The Courier & Advertiser (Angus and Dundee)
100ft-wide crater dug – and still no sign of Corrie
search: Airman’s mother says she will just continue to wait for police to call
A 100ft-wide crater has been gouged out of a landfill site in the search for missing Fife airman Corrie McKeague.
Officers looking for Corrie, from Dunfermline, have sifted through nearly 5,000 tonnes of waste since February.
However, they have found no trace of the 23-year-old, who went missing on September 24 2016 after a night out in Bury St Edmunds, Suffolk, about 10 miles away from his base at RAF Honington.
He was last seen on CCTV taking a nap in a doorway. Police believe he may have then entered a bin loading area and been taken away by a waste collection lorry.
It has been revealed a lorry leaving the area was nearly 200lb heavier than initially thought.
Data from Corrie’s mobile phone has suggested he followed the route of the lorry on its way to the landfill site in Milton, Cambridgeshire.
His mother Nicola Urquhart, 48, said officers would continue the search throughout this week.
She wrote on the Find Corrie Facebook page: “The area the police are searching in the landfill is known as a ‘cell’.
“As they got to the edges they could see the dates of the rubbish was going back far too early, prior to when Corrie disappeared.
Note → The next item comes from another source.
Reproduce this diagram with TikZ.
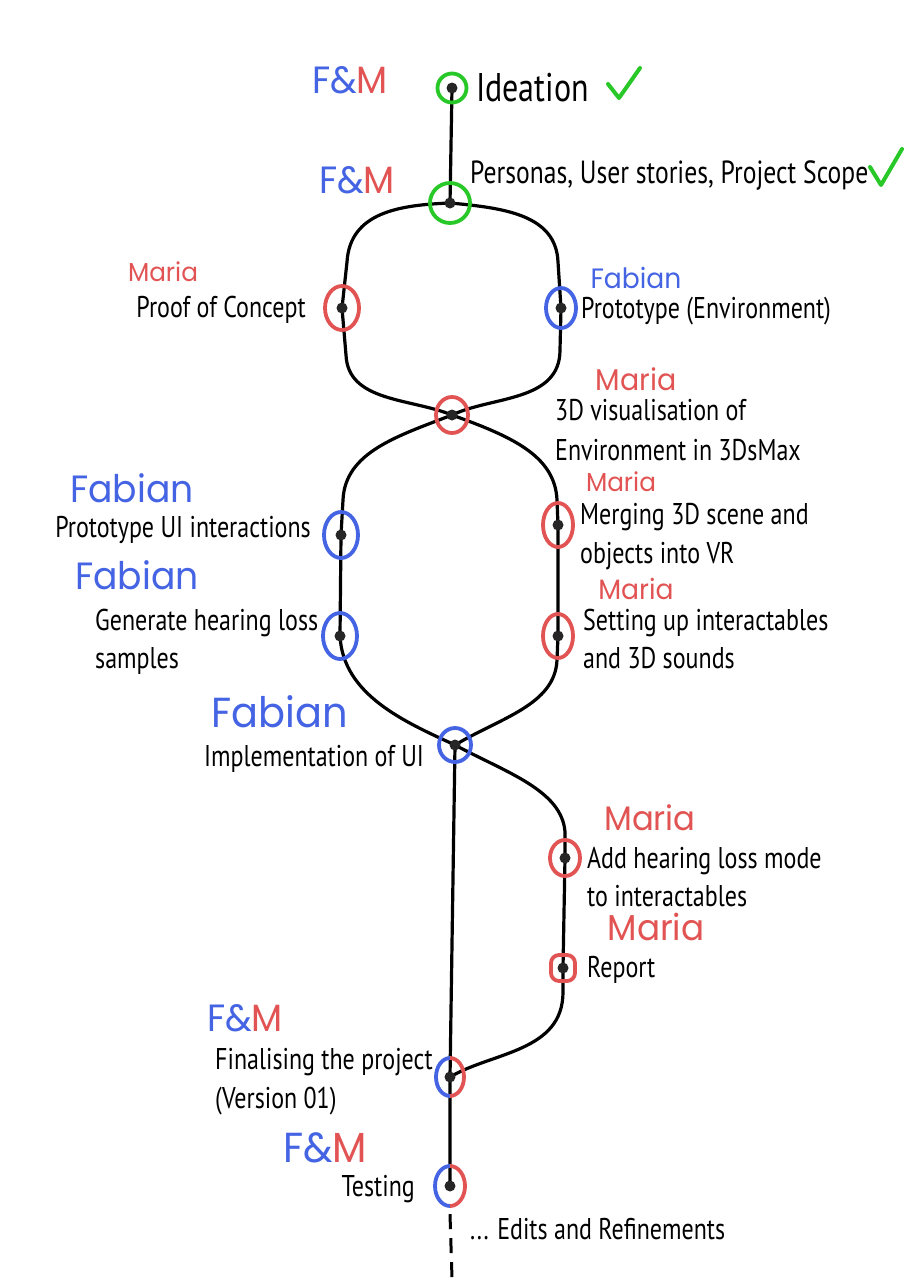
\documentclass[tikz,border=0pt]{standalone}
\usepackage{fontspec}
\setmainfont{PT Sans}[FakeStretch=0.8]
\newfontfamily\handfont{Poppins}[FakeStretch=0.95]
\usetikzlibrary{shapes.geometric}
\definecolor{cgreen}{RGB}{40,200,40}
\definecolor{cred}{RGB}{226,84,84}
\definecolor{cblue}{RGB}{68,100,228}
\pgfdeclarelayer{paper}
\pgfdeclarelayer{bg}
\pgfsetlayers{paper,bg,main}
\tikzset{
  ring/.style={ellipse, draw=#1, line width=3.8pt, inner sep=0pt},
  hole/.style={ellipse, inner sep=0pt},
  track/.style={line width=3.2pt, black, line cap=round},
  txt/.style={inner sep=0pt, font=\fontsize{30}{33}\selectfont},
  who/.style={inner sep=0pt, font=\handfont\fontsize{#1}{#1}\selectfont},
  tick/.style={cgreen, line width=4pt, line cap=round, line join=round},
}
\begin{document}
\begin{tikzpicture}[x=1pt,y=-1pt]
\useasboundingbox (0,0) rectangle (905,1280);
\begin{pgfonlayer}{paper}
\fill[white] (0,0) rectangle (905,1280);
\end{pgfonlayer}

% commit rings
\node[ring=cgreen, minimum width=29, minimum height=29] (ide) at (452,88) {};
\node[ring=cgreen, minimum width=40, minimum height=40] (per) at (450,203) {};
\node[ring=cred, minimum width=34, minimum height=44] (poc) at (342,308) {};
\node[ring=cblue, minimum width=30, minimum height=40] (penv) at (561,308) {};
\node[ring=cred, minimum width=32, minimum height=36] (v3d) at (452,415) {};
\node[ring=cblue, minimum width=34, minimum height=46] (pui) at (341,535) {};
\node[ring=cblue, minimum width=34, minimum height=46] (gen) at (340,636) {};
\node[ring=cred, minimum width=30, minimum height=44] (merge) at (558,525) {};
\node[ring=cred, minimum width=30, minimum height=44] (setup) at (558,636) {};
\node[ring=cblue, minimum width=32, minimum height=34] (impl) at (455,745) {};
\node[ring=cred, minimum width=30, minimum height=36] (addh) at (565,858) {};
\node[rectangle, rounded corners=8pt, draw=cred, line width=3.8pt, minimum width=24, minimum height=26, inner sep=0pt] (report) at (563,968) {};
\node[hole, minimum width=28, minimum height=38] (fin) at (450,1077) {};
\node[hole, minimum width=30, minimum height=40] (test) at (450,1186) {};
\coordinate (tend) at (452,1278);

% split rings
\draw[cblue, line width=3.8pt] (fin.center) ++(0,19) arc[start angle=90, end angle=270, x radius=14, y radius=19];
\draw[cred, line width=3.8pt] (fin.center) ++(0,-19) arc[start angle=-90, end angle=90, x radius=14, y radius=19];
\draw[cblue, line width=3.8pt] (test.center) ++(0,20) arc[start angle=90, end angle=270, x radius=15, y radius=20];
\draw[cred, line width=3.8pt] (test.center) ++(0,-20) arc[start angle=-90, end angle=90, x radius=15, y radius=20];

% tracks
\begin{pgfonlayer}{bg}
\draw[track] (ide.center) -- (per.center);
\draw[track] (per.center) .. controls (400,205) and (350,212) .. (347,262) -- (poc.center) -- (346,355) .. controls (348,402) and (410,398) .. (v3d.center);
\draw[track] (per.center) .. controls (505,208) and (556,215) .. (558,262) -- (penv.center) -- (560,350) .. controls (560,402) and (492,396) .. (v3d.center);
\draw[track] (v3d.center) .. controls (398,436) and (345,452) .. (343,500) -- (pui.center) -- (gen.center) .. controls (343,695) and (405,722) .. (impl.center);
\draw[track] (v3d.center) .. controls (510,436) and (555,455) .. (557,500) -- (merge.center) -- (setup.center) -- (557,660) .. controls (555,705) and (500,718) .. (impl.center);
\draw[track] (impl.center) -- (fin.center) -- (test.center);
\draw[track] (impl.center) .. controls (505,772) and (562,790) .. (565,832) -- (addh.center) -- (report.center) -- (563,992) .. controls (563,1052) and (492,1052) .. (fin.center);
\draw[line width=3pt, dash pattern=on 15pt off 9pt] (test.south) ++(0,8) -- (tend);
\end{pgfonlayer}

% dots
\foreach \n in {ide,per,poc,penv,v3d,pui,gen,merge,setup,impl,addh,report,fin,test}
  \fill[black!85] (\n.center) circle (5.5);

% ticks
\draw[tick] (608,84) -- (619,98) -- (640,68);
\draw[tick] (870,167) -- (881,185) -- (902,149);

% labels
\node[inner sep=0pt, anchor=base west, font=\fontsize{40}{44}\selectfont] (lide) at (476,101) {Ideation};
\node[inner sep=0pt, anchor=base west, font=\fontsize{32}{35}\selectfont] (lper) at (470,183) {Personas, User stories, Project Scope};
\node[txt, anchor=base east] (lpoc) at (306,317) {Proof of Concept};
\node[txt, anchor=base west] (lpenv) at (581,318) {Prototype (Environment)};
\node[txt, anchor=base west] (lv3d) at (555,420) {3D visualisation of};
\node[txt, anchor=base west] (lv3db) at (555,460) {Environment in 3DsMax};
\node[txt, anchor=base east] (lpui) at (311,537) {Prototype UI interactions};
\node[txt, anchor=base west] (lgen) at (95,630) {Generate hearing loss};
\node[txt, anchor=base west] (lgenb) at (95,668) {samples};
\node[txt, anchor=base west] (lmerge) at (580,524) {Merging 3D scene and};
\node[txt, anchor=base west] (lmergeb) at (580,563) {objects into VR};
\node[txt, anchor=base west] (lsetup) at (583,630) {Setting up interactables};
\node[txt, anchor=base west] (lsetupb) at (583,668) {and 3D sounds};
\node[txt, anchor=base west] (limpl) at (204,766) {Implementation of UI};
\node[txt, anchor=base west] (laddh) at (587,868) {Add hearing loss mode};
\node[txt, anchor=base west] (laddhb) at (587,906) {to interactables};
\node[txt, anchor=base west] (lrep) at (587,977) {Report};
\node[txt, anchor=base west] (lfin) at (215,1069) {Finalising the project};
\node[txt, anchor=base west] (lfinb) at (215,1108) {(Version 01)};
\node[txt, anchor=base east] (ltest) at (415,1196) {Testing};
\node[txt, anchor=base west] (ledit) at (470,1239) {... Edits and Refinements};

% owners
\node[who=38] (o1) at (350,80) {\textcolor{cblue}{F\&}\textcolor{cred}{M}};
\node[who=38] (o2) at (357,180) {\textcolor{cblue}{F\&}\textcolor{cred}{M}};
\node[who=26, text=cred] (o3) at (163,272) {Maria};
\node[who=28, text=cblue] (o4) at (636,278) {Fabian};
\node[who=30, text=cred] (o5) at (636,379) {Maria};
\node[who=38, text=cblue] (o6) at (132,488) {Fabian};
\node[who=26, text=cred] (o7) at (621,482) {Maria};
\node[who=38, text=cblue] (o8) at (137,575) {Fabian};
\node[who=28, text=cred] (o9) at (636,589) {Maria};
\node[who=42, text=cblue] (o10) at (280,712) {Fabian};
\node[who=34, text=cred] (o11) at (650,818) {Maria};
\node[who=36, text=cred] (o12) at (656,927) {Maria};
\node[who=38] (o13) at (245,1018) {\textcolor{cblue}{F\&}\textcolor{cred}{M}};
\node[who=42] (o14) at (325,1148) {\textcolor{cblue}{F\&}\textcolor{cred}{M}};
\end{tikzpicture}
\end{document}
“On one side however, the rubbish is still being found with dates and locations to show they are still in the correct area so they are slowly working their way back to the edges of the entire cell.
“If Corrie is in this landfill he could literally be found tomorrow. So we continue to wait for the phone call.
“The police will continue to search this area of the landfill until they either find Corrie or the rubbish clearly shows it has gone back too far in date ranges.
“I pray this search comes to an end for them and us soon.”